Could a recent ruling on the constitutionality of voter ID requirements affect Georgia’s law? That’s the question after a federal judge in Wisconsin earlier this week struck down a law requiring voters to show a state photo ID at polls, a policy in place in about half the U.S. states, including Georgia. In his ruling Tuesday, U.S. District Court Judge Lynn Adelman said Wisconsin’s voter ID law violates the U.S. Constitution and the Voting Rights Act, adding the law disproportionately affects minority and low-income individuals. Laughlin McDonald, director emeritus of the American Civil Liberties Union Voting Rights Project, said the future implications of the Wisconsin ruling are unclear, but called it “significant.”
“It may be that the decision will end up in the U.S. Supreme Court,” McDonald said. “And if it’s affirmed, then it could very well trigger another challenge to Georgia’s photo ID law.”
In 2008, the U.S. Supreme Court upheld Indiana’s voter ID law.
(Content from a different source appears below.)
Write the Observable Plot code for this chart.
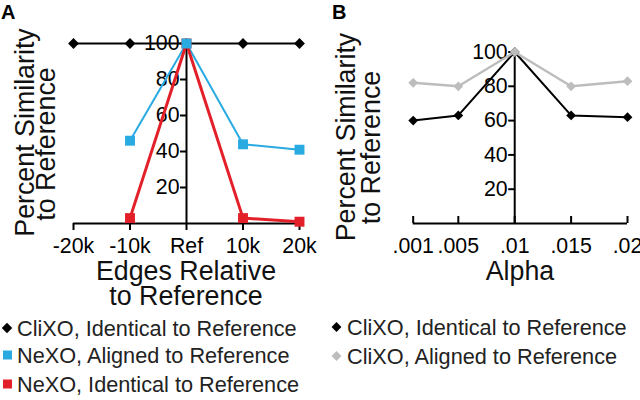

That helped pave the way three years later for the Georgia Supreme Court to uphold the state law.
WABE Legal Analyst Page Pate said the Wisconsin ruling sets up a precedent to challenge such laws. “You have to show, number one, there’s no evidence of voter fraud, and therefore no particular reason for this law, and number two, you have to show that it has a negative impact on voter turnout, especially in minority and disenfranchised communities,” Pate said.